== Data shown

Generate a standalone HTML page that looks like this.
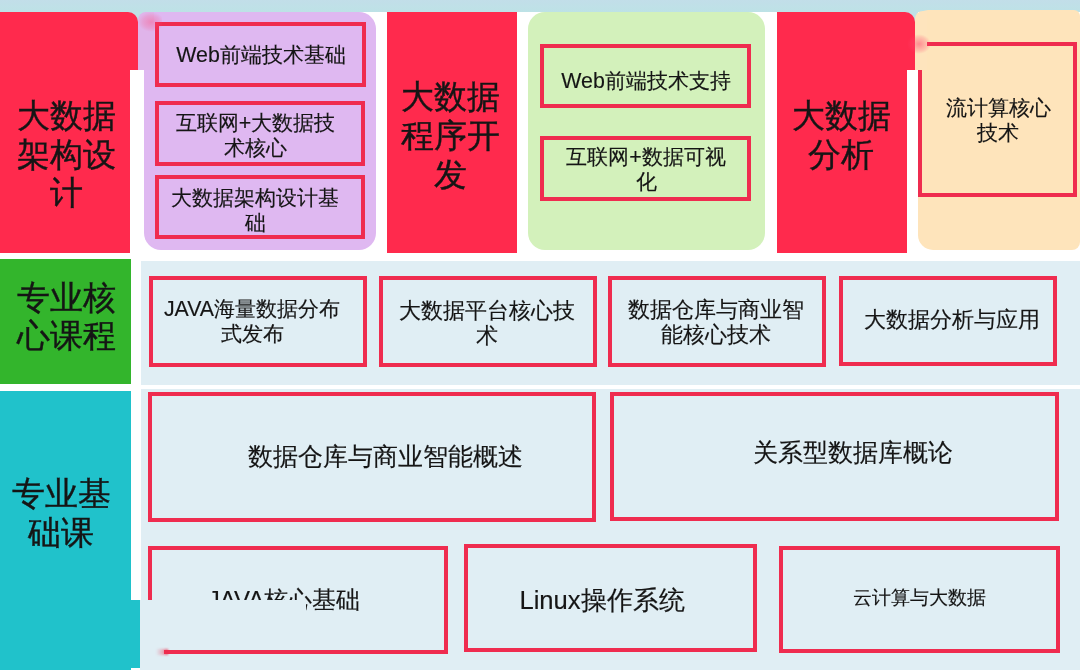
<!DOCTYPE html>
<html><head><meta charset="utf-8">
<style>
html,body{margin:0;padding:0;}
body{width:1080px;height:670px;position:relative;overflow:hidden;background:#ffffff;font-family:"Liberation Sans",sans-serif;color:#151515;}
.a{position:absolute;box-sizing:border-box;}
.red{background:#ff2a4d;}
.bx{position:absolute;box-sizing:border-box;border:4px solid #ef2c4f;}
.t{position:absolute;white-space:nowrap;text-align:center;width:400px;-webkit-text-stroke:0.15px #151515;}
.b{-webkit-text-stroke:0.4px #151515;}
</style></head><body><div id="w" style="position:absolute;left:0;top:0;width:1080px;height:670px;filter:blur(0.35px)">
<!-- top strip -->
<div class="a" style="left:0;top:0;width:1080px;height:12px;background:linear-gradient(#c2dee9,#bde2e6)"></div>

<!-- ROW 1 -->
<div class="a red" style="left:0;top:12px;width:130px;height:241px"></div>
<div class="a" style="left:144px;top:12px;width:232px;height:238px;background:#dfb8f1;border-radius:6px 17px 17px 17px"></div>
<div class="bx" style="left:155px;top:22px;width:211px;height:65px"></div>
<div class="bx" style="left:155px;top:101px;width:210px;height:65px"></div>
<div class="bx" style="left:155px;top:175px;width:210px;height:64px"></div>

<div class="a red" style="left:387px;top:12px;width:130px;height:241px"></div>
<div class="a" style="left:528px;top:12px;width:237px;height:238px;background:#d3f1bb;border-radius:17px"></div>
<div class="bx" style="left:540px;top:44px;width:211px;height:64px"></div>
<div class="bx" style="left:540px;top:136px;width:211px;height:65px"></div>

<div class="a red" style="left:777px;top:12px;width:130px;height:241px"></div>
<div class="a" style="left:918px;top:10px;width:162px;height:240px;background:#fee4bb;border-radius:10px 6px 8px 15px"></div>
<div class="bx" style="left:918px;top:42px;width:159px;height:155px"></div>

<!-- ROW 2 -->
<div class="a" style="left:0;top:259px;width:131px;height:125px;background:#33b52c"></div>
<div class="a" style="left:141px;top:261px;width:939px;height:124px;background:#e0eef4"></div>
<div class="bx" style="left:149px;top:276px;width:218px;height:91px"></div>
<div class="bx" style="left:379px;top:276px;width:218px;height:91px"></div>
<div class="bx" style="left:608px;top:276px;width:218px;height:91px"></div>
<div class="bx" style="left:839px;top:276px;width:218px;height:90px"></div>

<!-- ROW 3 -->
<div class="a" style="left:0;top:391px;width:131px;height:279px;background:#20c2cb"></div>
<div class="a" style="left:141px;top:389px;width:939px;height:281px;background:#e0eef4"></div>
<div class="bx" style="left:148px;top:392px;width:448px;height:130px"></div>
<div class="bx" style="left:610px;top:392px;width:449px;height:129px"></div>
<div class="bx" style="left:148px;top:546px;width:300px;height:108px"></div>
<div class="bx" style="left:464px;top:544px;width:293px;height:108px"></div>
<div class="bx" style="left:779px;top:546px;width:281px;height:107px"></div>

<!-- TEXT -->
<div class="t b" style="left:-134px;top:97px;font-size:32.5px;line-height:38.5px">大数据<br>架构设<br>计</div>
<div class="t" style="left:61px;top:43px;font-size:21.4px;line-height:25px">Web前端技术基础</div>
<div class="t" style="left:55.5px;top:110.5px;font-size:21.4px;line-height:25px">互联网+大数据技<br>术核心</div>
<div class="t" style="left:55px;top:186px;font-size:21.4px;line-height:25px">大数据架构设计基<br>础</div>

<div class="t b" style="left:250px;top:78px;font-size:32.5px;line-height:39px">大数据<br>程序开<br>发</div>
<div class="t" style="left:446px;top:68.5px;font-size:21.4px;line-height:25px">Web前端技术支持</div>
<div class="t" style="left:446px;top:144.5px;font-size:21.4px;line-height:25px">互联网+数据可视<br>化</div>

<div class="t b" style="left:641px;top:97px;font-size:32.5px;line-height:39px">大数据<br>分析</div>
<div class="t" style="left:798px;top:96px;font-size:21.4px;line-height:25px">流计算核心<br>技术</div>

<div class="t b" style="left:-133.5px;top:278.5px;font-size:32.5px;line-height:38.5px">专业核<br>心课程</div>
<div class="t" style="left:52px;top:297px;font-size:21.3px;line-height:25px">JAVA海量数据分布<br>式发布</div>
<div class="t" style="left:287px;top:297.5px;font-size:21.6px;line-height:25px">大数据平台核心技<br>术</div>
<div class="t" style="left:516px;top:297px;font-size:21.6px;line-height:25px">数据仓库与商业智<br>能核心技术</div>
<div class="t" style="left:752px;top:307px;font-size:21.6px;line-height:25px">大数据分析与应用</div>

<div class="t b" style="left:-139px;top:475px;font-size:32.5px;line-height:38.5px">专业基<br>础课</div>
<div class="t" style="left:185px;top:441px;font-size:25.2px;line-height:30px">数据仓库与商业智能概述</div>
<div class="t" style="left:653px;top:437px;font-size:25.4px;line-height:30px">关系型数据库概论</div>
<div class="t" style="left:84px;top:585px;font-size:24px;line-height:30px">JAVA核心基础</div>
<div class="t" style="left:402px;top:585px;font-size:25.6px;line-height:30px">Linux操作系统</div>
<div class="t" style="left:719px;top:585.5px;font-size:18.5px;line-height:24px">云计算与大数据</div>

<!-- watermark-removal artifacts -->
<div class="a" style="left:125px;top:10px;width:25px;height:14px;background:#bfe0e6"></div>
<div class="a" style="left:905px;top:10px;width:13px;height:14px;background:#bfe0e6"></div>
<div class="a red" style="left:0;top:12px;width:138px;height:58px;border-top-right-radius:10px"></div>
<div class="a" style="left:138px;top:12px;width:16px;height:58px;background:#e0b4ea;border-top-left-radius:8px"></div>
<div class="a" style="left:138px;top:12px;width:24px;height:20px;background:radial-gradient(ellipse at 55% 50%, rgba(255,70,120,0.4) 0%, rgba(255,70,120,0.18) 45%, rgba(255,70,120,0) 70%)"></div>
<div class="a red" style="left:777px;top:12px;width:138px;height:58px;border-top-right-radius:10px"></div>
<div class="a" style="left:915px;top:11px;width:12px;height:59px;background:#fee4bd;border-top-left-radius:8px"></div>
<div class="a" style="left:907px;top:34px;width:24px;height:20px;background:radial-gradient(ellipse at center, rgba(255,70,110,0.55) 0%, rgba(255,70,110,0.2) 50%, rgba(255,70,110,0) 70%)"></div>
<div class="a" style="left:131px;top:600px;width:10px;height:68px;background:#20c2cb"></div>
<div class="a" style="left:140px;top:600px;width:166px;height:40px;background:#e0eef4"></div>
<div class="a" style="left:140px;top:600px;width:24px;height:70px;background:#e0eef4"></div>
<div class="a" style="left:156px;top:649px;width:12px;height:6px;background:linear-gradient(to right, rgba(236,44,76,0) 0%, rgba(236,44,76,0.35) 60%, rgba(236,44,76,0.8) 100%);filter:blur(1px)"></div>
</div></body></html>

====

**Stated problem:** Exclude the pictures, and transcribe all of the material exactly.

**Solved exercise:**
Generate a standalone HTML page that looks like this.
<!DOCTYPE html>
<html><head><meta charset="utf-8">
<style>
html,body{margin:0;padding:0;}
body{width:1080px;height:670px;position:relative;overflow:hidden;background:#ffffff;font-family:"Liberation Sans",sans-serif;color:#151515;}
.a{position:absolute;box-sizing:border-box;}
.red{background:#ff2a4d;}
.bx{position:absolute;box-sizing:border-box;border:4px solid #ef2c4f;}
.t{position:absolute;white-space:nowrap;text-align:center;width:400px;-webkit-text-stroke:0.15px #151515;}
.b{-webkit-text-stroke:0.4px #151515;}
</style></head><body><div id="w" style="position:absolute;left:0;top:0;width:1080px;height:670px;filter:blur(0.35px)">
<!-- top strip -->
<div class="a" style="left:0;top:0;width:1080px;height:12px;background:linear-gradient(#c2dee9,#bde2e6)"></div>

<!-- ROW 1 -->
<div class="a red" style="left:0;top:12px;width:130px;height:241px"></div>
<div class="a" style="left:144px;top:12px;width:232px;height:238px;background:#dfb8f1;border-radius:6px 17px 17px 17px"></div>
<div class="bx" style="left:155px;top:22px;width:211px;height:65px"></div>
<div class="bx" style="left:155px;top:101px;width:210px;height:65px"></div>
<div class="bx" style="left:155px;top:175px;width:210px;height:64px"></div>

<div class="a red" style="left:387px;top:12px;width:130px;height:241px"></div>
<div class="a" style="left:528px;top:12px;width:237px;height:238px;background:#d3f1bb;border-radius:17px"></div>
<div class="bx" style="left:540px;top:44px;width:211px;height:64px"></div>
<div class="bx" style="left:540px;top:136px;width:211px;height:65px"></div>

<div class="a red" style="left:777px;top:12px;width:130px;height:241px"></div>
<div class="a" style="left:918px;top:10px;width:162px;height:240px;background:#fee4bb;border-radius:10px 6px 8px 15px"></div>
<div class="bx" style="left:918px;top:42px;width:159px;height:155px"></div>

<!-- ROW 2 -->
<div class="a" style="left:0;top:259px;width:131px;height:125px;background:#33b52c"></div>
<div class="a" style="left:141px;top:261px;width:939px;height:124px;background:#e0eef4"></div>
<div class="bx" style="left:149px;top:276px;width:218px;height:91px"></div>
<div class="bx" style="left:379px;top:276px;width:218px;height:91px"></div>
<div class="bx" style="left:608px;top:276px;width:218px;height:91px"></div>
<div class="bx" style="left:839px;top:276px;width:218px;height:90px"></div>

<!-- ROW 3 -->
<div class="a" style="left:0;top:391px;width:131px;height:279px;background:#20c2cb"></div>
<div class="a" style="left:141px;top:389px;width:939px;height:281px;background:#e0eef4"></div>
<div class="bx" style="left:148px;top:392px;width:448px;height:130px"></div>
<div class="bx" style="left:610px;top:392px;width:449px;height:129px"></div>
<div class="bx" style="left:148px;top:546px;width:300px;height:108px"></div>
<div class="bx" style="left:464px;top:544px;width:293px;height:108px"></div>
<div class="bx" style="left:779px;top:546px;width:281px;height:107px"></div>

<!-- TEXT -->
<div class="t b" style="left:-134px;top:97px;font-size:32.5px;line-height:38.5px">大数据<br>架构设<br>计</div>
<div class="t" style="left:61px;top:43px;font-size:21.4px;line-height:25px">Web前端技术基础</div>
<div class="t" style="left:55.5px;top:110.5px;font-size:21.4px;line-height:25px">互联网+大数据技<br>术核心</div>
<div class="t" style="left:55px;top:186px;font-size:21.4px;line-height:25px">大数据架构设计基<br>础</div>

<div class="t b" style="left:250px;top:78px;font-size:32.5px;line-height:39px">大数据<br>程序开<br>发</div>
<div class="t" style="left:446px;top:68.5px;font-size:21.4px;line-height:25px">Web前端技术支持</div>
<div class="t" style="left:446px;top:144.5px;font-size:21.4px;line-height:25px">互联网+数据可视<br>化</div>

<div class="t b" style="left:641px;top:97px;font-size:32.5px;line-height:39px">大数据<br>分析</div>
<div class="t" style="left:798px;top:96px;font-size:21.4px;line-height:25px">流计算核心<br>技术</div>

<div class="t b" style="left:-133.5px;top:278.5px;font-size:32.5px;line-height:38.5px">专业核<br>心课程</div>
<div class="t" style="left:52px;top:297px;font-size:21.3px;line-height:25px">JAVA海量数据分布<br>式发布</div>
<div class="t" style="left:287px;top:297.5px;font-size:21.6px;line-height:25px">大数据平台核心技<br>术</div>
<div class="t" style="left:516px;top:297px;font-size:21.6px;line-height:25px">数据仓库与商业智<br>能核心技术</div>
<div class="t" style="left:752px;top:307px;font-size:21.6px;line-height:25px">大数据分析与应用</div>

<div class="t b" style="left:-139px;top:475px;font-size:32.5px;line-height:38.5px">专业基<br>础课</div>
<div class="t" style="left:185px;top:441px;font-size:25.2px;line-height:30px">数据仓库与商业智能概述</div>
<div class="t" style="left:653px;top:437px;font-size:25.4px;line-height:30px">关系型数据库概论</div>
<div class="t" style="left:84px;top:585px;font-size:24px;line-height:30px">JAVA核心基础</div>
<div class="t" style="left:402px;top:585px;font-size:25.6px;line-height:30px">Linux操作系统</div>
<div class="t" style="left:719px;top:585.5px;font-size:18.5px;line-height:24px">云计算与大数据</div>

<!-- watermark-removal artifacts -->
<div class="a" style="left:125px;top:10px;width:25px;height:14px;background:#bfe0e6"></div>
<div class="a" style="left:905px;top:10px;width:13px;height:14px;background:#bfe0e6"></div>
<div class="a red" style="left:0;top:12px;width:138px;height:58px;border-top-right-radius:10px"></div>
<div class="a" style="left:138px;top:12px;width:16px;height:58px;background:#e0b4ea;border-top-left-radius:8px"></div>
<div class="a" style="left:138px;top:12px;width:24px;height:20px;background:radial-gradient(ellipse at 55% 50%, rgba(255,70,120,0.4) 0%, rgba(255,70,120,0.18) 45%, rgba(255,70,120,0) 70%)"></div>
<div class="a red" style="left:777px;top:12px;width:138px;height:58px;border-top-right-radius:10px"></div>
<div class="a" style="left:915px;top:11px;width:12px;height:59px;background:#fee4bd;border-top-left-radius:8px"></div>
<div class="a" style="left:907px;top:34px;width:24px;height:20px;background:radial-gradient(ellipse at center, rgba(255,70,110,0.55) 0%, rgba(255,70,110,0.2) 50%, rgba(255,70,110,0) 70%)"></div>
<div class="a" style="left:131px;top:600px;width:10px;height:68px;background:#20c2cb"></div>
<div class="a" style="left:140px;top:600px;width:166px;height:40px;background:#e0eef4"></div>
<div class="a" style="left:140px;top:600px;width:24px;height:70px;background:#e0eef4"></div>
<div class="a" style="left:156px;top:649px;width:12px;height:6px;background:linear-gradient(to right, rgba(236,44,76,0) 0%, rgba(236,44,76,0.35) 60%, rgba(236,44,76,0.8) 100%);filter:blur(1px)"></div>
</div></body></html>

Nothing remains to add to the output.